Piazza XX Settembre 10, Agnone.
THE ARTIST PRESENTS A BRONZE SCULPTURE ENTITLED "IL BUFFONE": A MELANCHOLIC STORYTELLER, A TREE COVERED WITH THE DECORATIONS OF THE PONTIFICIA FONDERIA MARINELLI, WHICH HAS BEEN MAKING PAPAL BELLS SINCE 1040
Agnone has a history stretching back thousands of years and a heritage of craftsmanship, such as the working of metals, including gold, bronze, iron and copper. This art developed in the 11th century as a result of the arrival of artisans from the Veneto region who founded the Venetian quarter in Agnone, with workshops and lion sculptures on the façades of buildings. Of the many historic foundries, today only the Pontificia Fonderia Marinelli remains, with a thousand years of history: it is the oldest foundry in Italy and one of the oldest in the world, traditionally specialising in bell-making. Copper craftsmanship is still flourishing, and traces of industrial archaeology can be seen, such as the Antiche Fonderie (Old Foundries) that utilised the sustainable energy provided by the river nearby. Another familiar traditional profession was woodworking, particularly carving, and every church has precious gilded wooden statues and altars. Agnone was known as a Città Regia (Royal City) due to its importance and, in addition to its 22 churches, it has much splendid architecture, with aristocratic mansions and ancient monasteries.

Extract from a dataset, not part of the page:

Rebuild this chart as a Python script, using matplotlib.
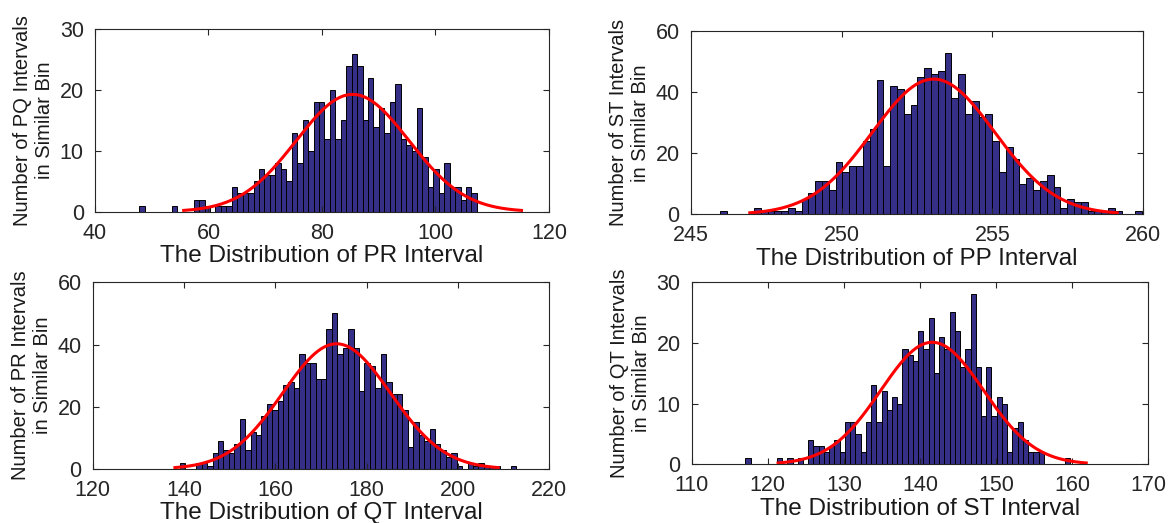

The town is located along a sinuous ridge, among farmed hills and high unspoilt mountains with high pastures that are used to make exceptional dairy products, in addition to ancient confectionery traditions.
‘Ndocciata’, a festival of pagan origin, is the historic and evocative fire festival held twice a year, in December, and it has become a nationally-famous event. Thousands of fir torches arranged in different ways and carried by men are paraded through the village to celebrate the winter solstice.